Zurück ging es an einem WIFI-Spot vorbei, kurze Meldung, Einreise hat geklappt und den Rest abchecken. In den nächsten Wochen versuchen wir uns so regelmäßig wie möglich bei euch zu melden, ob es mit öffentlichem WLAN klappt, werden wir sehen. Hatten wir schon viele Altbauten gesehen, waren sie in der Fußgängerzone nahezu alle restauriert. Es machte einfach Spaß, durch die Menschen zu laufen. Sie vermitteln so gar nicht die Vorahnung, die man von Ukrainern hat. Modern und gut gekleidet, lässig und frei kamen sie daher, sie vermittelten Zufriedenheit, ohne jegliche Arroganz. Wir fühlten uns hier wohl.

Vom Weiten konnten wir schon ein Glockenspiel hören, welches einfach nicht verstummen wollte. Auch in der Ukraine, wollen wir schauen, wie sich die Kirchen hier aufstellen. In Rumänien sahen wir gefühlt 5 Stück pro Dorf, da die Rumänen sehr gläubig sind und der damalige Diktator den Glauben verbot. Hier war wieder viel Gold im Spiel, doch die Stimmung wirkte mit dunklen Bildern und leicht verrauchter Luft eher düster.

Am Polwan angekommen, ging es für uns doch nochmal 25 km weiter, um in der Natur schlafen zu können. Bei der Stadtbegehung sahen wir schon den verheerenden Zustand der Straßen, sowas kann man sich nicht vorstellen. Tiefe Schlaglöcher, 10 cm abgesetzte Gullis oder fehlende Kanaldeckel mitten auf der Straße. Über das Kopfsteinpflaster lästerten wir noch, dass man wohl sparen wollte und einfach nicht jeden Stein setzte. Aus der Stadt herauszukommen war ein Graus, Temposchnitt zwischen 15 und 20 km/h immer mit dem Blick in den Rückspiegel, dass kein waghalsiger hinten drauf fährt, wenn man mal wieder 2 m nach links oder rechts schwenken musste.

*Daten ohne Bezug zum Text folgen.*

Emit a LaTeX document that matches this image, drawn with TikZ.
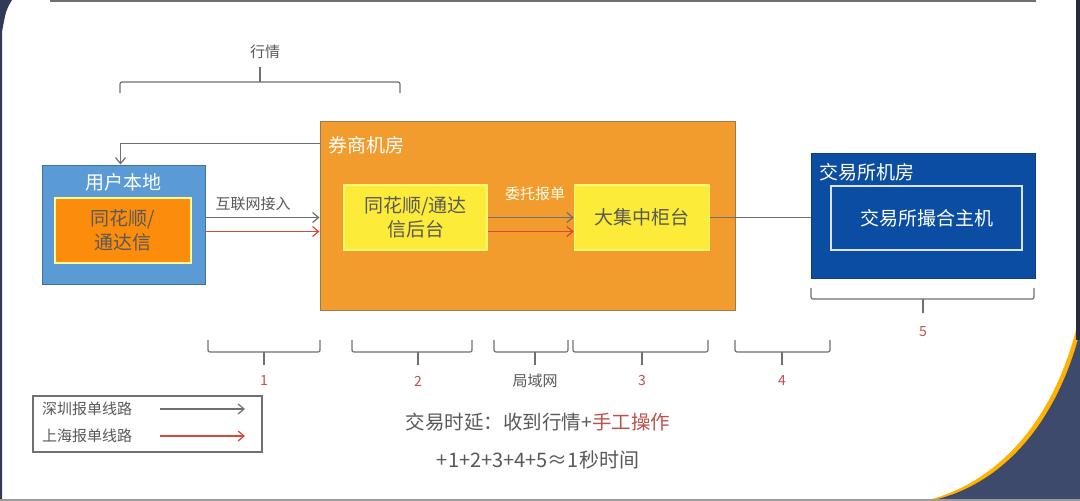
\documentclass[tikz,border=0pt]{standalone}
\usepackage{fontspec}
\setmainfont{Noto Sans CJK SC}
\usepackage{tikz}
\usetikzlibrary{arrows,arrows.meta,positioning}

\definecolor{userblue}{HTML}{5B9BD5}
\definecolor{useredge}{HTML}{41719C}
\definecolor{appfill}{HTML}{FB8C0C}
\definecolor{brokerfill}{HTML}{F19C2C}
\definecolor{brokeredge}{HTML}{9A7A50}
\definecolor{yellowbox}{HTML}{FDEB3A}
\definecolor{exchblue}{HTML}{0B4DA2}
\definecolor{navy}{HTML}{3E4A6B}
\definecolor{textgray}{HTML}{595959}
\definecolor{linegray}{HTML}{707070}
\definecolor{linered}{HTML}{D8483B}
\definecolor{numred}{HTML}{C0504D}

\begin{document}
\begin{tikzpicture}[x=1pt,y=-1pt,node distance=86pt,
  >={Straight Barb[length=6pt,width=10pt]},
  box/.style={draw=yellow!55!white, line width=1.5pt, fill=yellowbox, minimum height=65pt, align=center, text=textgray, inner sep=0pt, font=\fontsize{19pt}{24pt}\selectfont},
  title/.style={text=white, inner sep=0pt, font=\fontsize{19pt}{23pt}\selectfont},
  lbl/.style={text=textgray, inner sep=0pt, font=\fontsize{15pt}{18pt}\selectfont},
  num/.style={text=numred, inner sep=0pt, font=\fontsize{14pt}{16pt}\selectfont},
  link/.style={draw=linegray, line width=1.2pt},
  redlink/.style={draw=linered, line width=1.2pt},
  brace/.style={draw=linegray, line width=1.2pt, rounded corners=2pt}]

% frame of the slide
\useasboundingbox (0,0) rectangle (1080,501);
\fill[white] (0,0) rectangle (1080,501);
\fill[navy!80!black] (0,0) -- (12,0) .. controls (6,10) .. (2,32) -- (2,501) -- (0,501) -- cycle;
\fill[orange!60!yellow] (1080,300) -- (1076,330) .. controls (1050,430) and (990,486) .. (924,501) -- (1080,501) -- cycle;
\fill[navy] (1080,300) -- (1080,332) .. controls (1054,432) and (995,488) .. (929,501) -- (1080,501) -- cycle;
\fill[navy!60!black] (1076,0) rectangle (1080,340);
\draw[linegray, line width=1.5pt] (50,1) -- (1036,1);
\draw[linegray!70, line width=1.5pt] (0,500) -- (1080,500);

\node(user)[draw=useredge, line width=1pt, fill=userblue, minimum width=163pt, minimum height=119pt] at (123.5,224.5) {};
\node(usertitle)[title] at (123,182) {用户本地};
\node(app)[box, draw=yellow!40!white, fill=appfill, minimum width=136pt] at (123,230.5) {同花顺/\\通达信};

\node(broker)[draw=brokeredge, line width=1pt, fill=brokerfill, minimum width=415pt, minimum height=189pt] at (527.5,215.5) {};
\node(brokertitle)[title, anchor=west] at (328,145) {券商机房};
\node(back)[box, minimum width=143pt] at (415.5,217.5) {同花顺/通达\\信后台};
\node(counter)[box, minimum width=135pt, right=of back] {大集中柜台};

\node(exch)[draw=exchblue!80!black, line width=1pt, fill=exchblue, minimum width=224pt, minimum height=125pt] at (923,215.5) {};
\node(exchtitle)[title, anchor=west] at (819,172) {交易所机房};
\node(host)[draw=white!85!exchblue, line width=1.2pt, minimum width=191pt, minimum height=64pt, title] at (926.5,218) {交易所撮合主机};

\node(net)[lbl] at (253,204) {互联网接入};
\node(order)[lbl, text=white!92!yellow] at (535,194) {委托报单};

\draw [link, ->] ([yshift=7pt]user.east) -- ([yshift=7pt]user.east -| broker.west);
\draw [redlink, ->] ([yshift=-7pt]user.east) -- ([yshift=-7pt]user.east -| broker.west);
\draw [link, ->] (back.east) -- (counter.west);
\draw [redlink, ->] ([yshift=-14pt]back.east) -- ([yshift=-14pt]counter.west);
\draw [link] (counter.east) -- (counter.east -| exch.west);
\draw [link, ->] ([yshift=-23pt]broker.north west) -| ([xshift=-3pt]user.north);

% market data bracket
\draw [brace] (120,93) -- (120,82) -- (400,82) -- (400,93);
\draw [link] (260,82) -- (260,67);
\node(quote)[lbl] at (265,52) {行情};

% latency brackets
\draw [brace] (208,340) -- (208,352) -- (320,352) -- (320,340);
\draw [link] (264,352) -- (264,365);
\node(n1)[num] at (264,381) {1};
\draw [brace] (352,340) -- (352,352) -- (472,352) -- (472,340);
\draw [link] (418,352) -- (418,365);
\node(n2)[num] at (418,381) {2};
\draw [brace] (494,340) -- (494,352) -- (568,352) -- (568,340);
\draw [link] (535,352) -- (535,365);
\node(lan)[lbl] at (535,381) {局域网};
\draw [brace] (573,340) -- (573,352) -- (708,352) -- (708,340);
\draw [link] (642,352) -- (642,365);
\node(n3)[num] at (642,381) {3};
\draw [brace] (735,340) -- (735,352) -- (830,352) -- (830,340);
\draw [link] (782,352) -- (782,365);
\node(n4)[num] at (782,381) {4};
\draw [brace] (811,288) -- (811,299) -- (1034,299) -- (1034,288);
\draw [link] (923,299) -- (923,313);
\node(n5)[num] at (923,332) {5};

% legend
\node(legend)[draw=linegray, line width=1.2pt, minimum width=229pt, minimum height=56pt] at (147.5,424) {};
\node(sz)[lbl, anchor=west] at (42,409) {深圳报单线路};
\node(sh)[lbl, anchor=west] at (42,436) {上海报单线路};
\coordinate(sza) at (160,409);
\coordinate(szb) at (245,409);
\coordinate(sha) at (160,436);
\coordinate(shb) at (245,436);
\draw [link, ->] (sza) -- (szb);
\draw [redlink, ->] (sha) -- (shb);

\node(delay)[lbl, font=\fontsize{19.5pt}{23pt}\selectfont] at (538,422) {交易时延：收到行情+{\color{numred}手工操作}};
\node(sum)[lbl, font=\fontsize{20pt}{24pt}\selectfont] at (538,460) {+1+2+3+4+5≈1秒时间};

\end{tikzpicture}
\end{document}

Das Fahren auf der Gegenfahrspur bei durchgezogener Linie ist zum Ausweichen der Schlaglöcher wohl Gang und Gebe.

Wir sind gespannt, wie es weiter geht. Das Tanken machte hingegen Spaß, bei 26,50 UAH (0,795 €) lässt sich der ein oder andere Zusatzliter durch Slalomfahren im zweiten Gang verkraften.

Von der Stadt waren wir positiv überrascht, sie wirkt sehr jung durch die vielen jungen Menschen / Studenten und lässt uns auf den Rest unseres ungeplanten Ukraineabstechers freuen.